● **COLLECTED MATERIAL**:
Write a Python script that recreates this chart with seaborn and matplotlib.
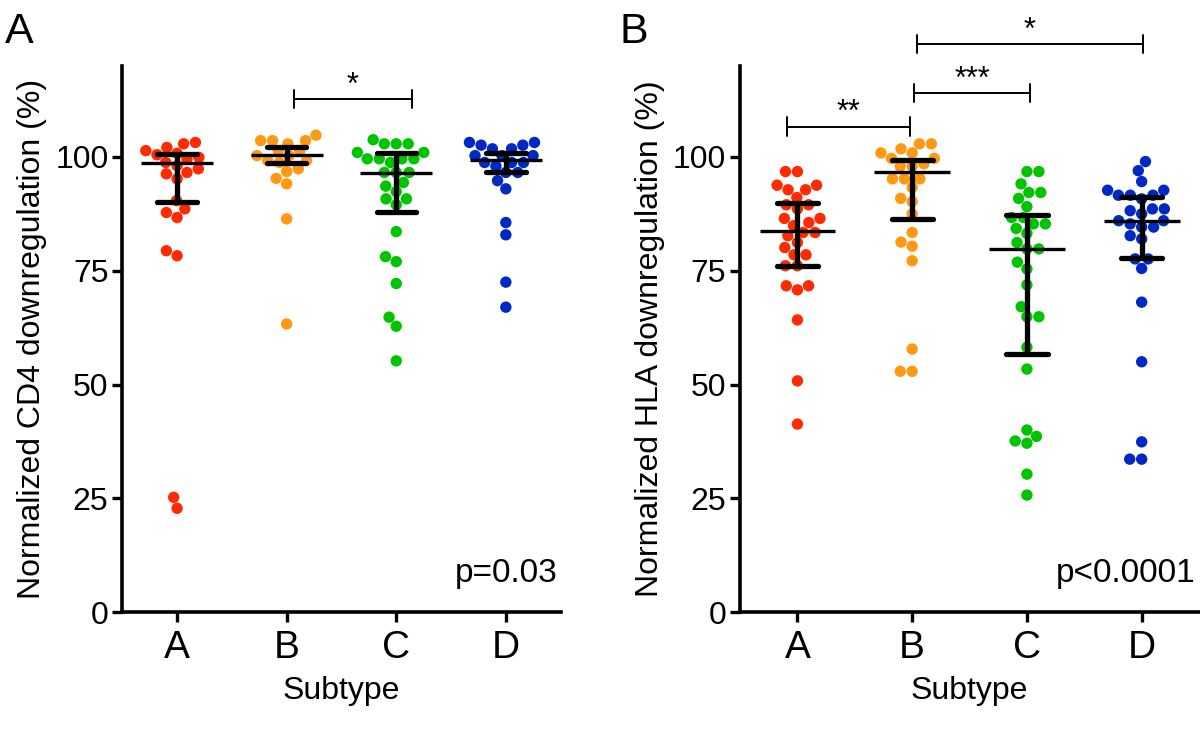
import numpy as np
import pandas as pd
import matplotlib
matplotlib.use("Agg")
import matplotlib.pyplot as plt
import seaborn as sns

# ---------------- data ----------------
subtypes = ["A", "B", "C", "D"]

cd4_A = [103.2, 102.9, 102.1, 101.4, 100.8, 100.5, 99.9, 99.5, 98.8, 98.1, 97.4,
         96.6, 96.3, 95.2, 90.4, 88.6, 87.8, 86.7, 79.4, 78.3, 25.2, 22.8]
cd4_B = [104.8, 103.6, 103.6, 103.6, 102.9, 101.4, 101.4, 100.3, 100.3, 99.2,
         99.2, 98.8, 97.4, 96.8, 95.3, 94.1, 86.4, 63.3]
cd4_C = [103.8, 102.9, 102.9, 102.9, 101.0, 101.0, 99.6, 99.6, 99.6, 99.6, 98.8,
         96.6, 96.6, 96.6, 94.4, 93.6, 92.4, 90.8, 90.8, 89.5, 83.6, 78.1, 77.0,
         72.2, 64.8, 62.8, 55.2]
cd4_D = [103.2, 103.2, 102.6, 102.6, 101.8, 101.8, 100.3, 100.3, 100.3, 98.8,
         98.8, 98.8, 98.0, 96.6, 96.6, 94.8, 93.0, 85.6, 82.9, 72.5, 67.0]

hla_A = [96.8, 96.8, 93.8, 93.8, 92.8, 92.8, 91.1, 89.5, 89.5, 88.6, 86.5, 86.5,
         85.6, 84.9, 83.4, 83.4, 82.7, 81.2, 80.1, 78.5, 78.5, 76.1, 76.1, 71.7,
         71.7, 70.8, 64.2, 50.8, 41.3]
hla_B = [102.9, 102.9, 101.8, 100.9, 100.9, 99.7, 99.7, 98.5, 98.0, 98.0, 95.2,
         95.2, 95.2, 93.3, 90.9, 90.2, 87.5, 83.4, 81.3, 80.4, 77.2, 57.8, 52.9, 52.9]
hla_C = [96.8, 96.8, 94.1, 92.2, 92.2, 90.9, 89.1, 86.7, 86.7, 85.3, 85.3, 84.3,
         83.2, 81.2, 79.8, 79.8, 76.9, 75.4, 71.9, 67.1, 64.9, 64.9, 58.2, 53.4,
         40.0, 38.6, 37.6, 37.1, 30.3, 25.7]
hla_D = [99.0, 97.0, 94.6, 92.7, 92.7, 91.6, 91.6, 91.6, 90.8, 88.6, 88.6, 88.2,
         87.5, 86.0, 86.0, 85.3, 84.6, 84.6, 82.7, 82.0, 77.6, 77.6, 75.5, 68.1,
         55.0, 37.4, 33.6, 33.6]

# median and interquartile range shown by the black bars
cd4_median = [98.6, 100.4, 96.4, 99.4]
cd4_q1 = [90.2, 98.7, 88.0, 96.8]
cd4_q3 = [100.7, 102.1, 100.9, 100.9]
hla_median = [83.8, 96.8, 79.8, 86.0]
hla_q1 = [76.1, 86.4, 56.7, 77.7]
hla_q3 = [89.9, 99.3, 87.3, 91.1]

yticks = [0, 25, 50, 75, 100]
cd4_label = "Normalized CD4 downregulation (%)"
hla_label = "Normalized HLA downregulation (%)"
cd4_p = "p=0.03"
hla_p = "p<0.0001"
# significance brackets: (group from, group to, stars)
cd4_sig = [("B", "C", "*")]
hla_sig = [("A", "B", "**"), ("B", "C", "***"), ("B", "D", "*")]

# ---------------- style ----------------
palette = {"A": "#FF2A00", "B": "#FF9912", "C": "#00C400", "D": "#0028C4"}
sns.set_style("ticks")
plt.rcParams["font.family"] = ["Liberation Sans", "DejaVu Sans"]
for k in ("text.color", "axes.labelcolor", "xtick.color", "ytick.color",
          "axes.edgecolor"):
    plt.rcParams[k] = "black"

fig = plt.figure(figsize=(12, 7.3), dpi=100)
axA = fig.add_axes([0.1019, 0.1616, 0.3653, 0.748])
axB = fig.add_axes([0.6167, 0.1616, 0.3825, 0.748])

# bracket geometry (heights in data units, small horizontal nudges)
cd4_sig_style = [dict(y=112.8, dl=0.07, dr=0.14, sy=115.6, sx=0.0)]
hla_sig_style = [dict(y=106.7, dl=-0.09, dr=-0.02, sy=109.6, sx=0.0),
                 dict(y=114.1, dl=0.02, dr=0.03, sy=117.0, sx=0.0),
                 dict(y=124.8, dl=0.04, dr=0.01, sy=127.7, sx=0.0)]


def panel(ax, groups, med, q1, q3, ylabel, ptext, sig, sig_style):
    df = pd.DataFrame({
        "Subtype": np.repeat(subtypes, [len(g) for g in groups]),
        "value": np.concatenate([np.asarray(g, float) for g in groups]),
    })
    sns.swarmplot(data=df, x="Subtype", y="value", hue="Subtype", order=subtypes,
                  hue_order=subtypes, palette=palette, size=8.2, linewidth=0,
                  legend=False, ax=ax, zorder=2, warn_thresh=1.0)
    pos = np.arange(len(subtypes))
    ax.hlines(med, pos - 0.33, pos + 0.33, color="black", lw=2.4, zorder=4)
    ax.vlines(pos, q1, q3, color="black", lw=3.8, zorder=4)
    for arr in (q1, q3):
        for p, v in zip(pos, arr):
            ax.plot([p - 0.18, p + 0.18], [v, v], color="black", lw=3.8,
                    solid_capstyle="round", zorder=4)
    ax.set_xlim(-0.5, 3.5)
    ax.set_ylim(0, 120)
    ax.set_yticks(yticks)
    ax.set_xlabel("Subtype", fontsize=23, labelpad=7)
    ax.set_ylabel(ylabel, fontsize=23, labelpad=6)
    ax.tick_params(axis="x", labelsize=28, width=2.4, length=7, pad=6)
    ax.tick_params(axis="y", labelsize=23, width=2.4, length=7, pad=3)
    for s in ("top", "right"):
        ax.spines[s].set_visible(False)
    for s in ("left", "bottom"):
        ax.spines[s].set_linewidth(2.6)
    ax.text(3.47, 8.5, ptext, ha="right", va="center", fontsize=24)
    idx = {c: i for i, c in enumerate(subtypes)}
    for (g1, g2, stars), st in zip(sig, sig_style):
        x1 = idx[g1] + st["dl"]
        x2 = idx[g2] + st["dr"]
        y = st["y"]
        ax.plot([x1, x2], [y, y], color="black", lw=1.4, clip_on=False)
        ax.plot([x1, x1], [y - 2, y + 2], color="black", lw=1.4, clip_on=False)
        ax.plot([x2, x2], [y - 2, y + 2], color="black", lw=1.4, clip_on=False)
        ax.text((x1 + x2) / 2 + st["sx"], st["sy"], stars, ha="center",
                va="center", fontsize=22, clip_on=False)


panel(axA, [cd4_A, cd4_B, cd4_C, cd4_D], cd4_median, cd4_q1, cd4_q3,
      cd4_label, cd4_p, cd4_sig, cd4_sig_style)
panel(axB, [hla_A, hla_B, hla_C, hla_D], hla_median, hla_q1, hla_q3,
      hla_label, hla_p, hla_sig, hla_sig_style)

fig.text(0.004, 1 - 12 / 730, "A", ha="left", va="top", fontsize=31)
fig.text(0.516, 1 - 12 / 730, "B", ha="left", va="top", fontsize=31)

fig.savefig("out.png", dpi=100)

● **JOB**:
Wherever "matplotlib" shows up in a line, copy that line.

● **ANSWER**:
Write a Python script that recreates this chart with seaborn and matplotlib.
import matplotlib
matplotlib.use("Agg")
import matplotlib.pyplot as plt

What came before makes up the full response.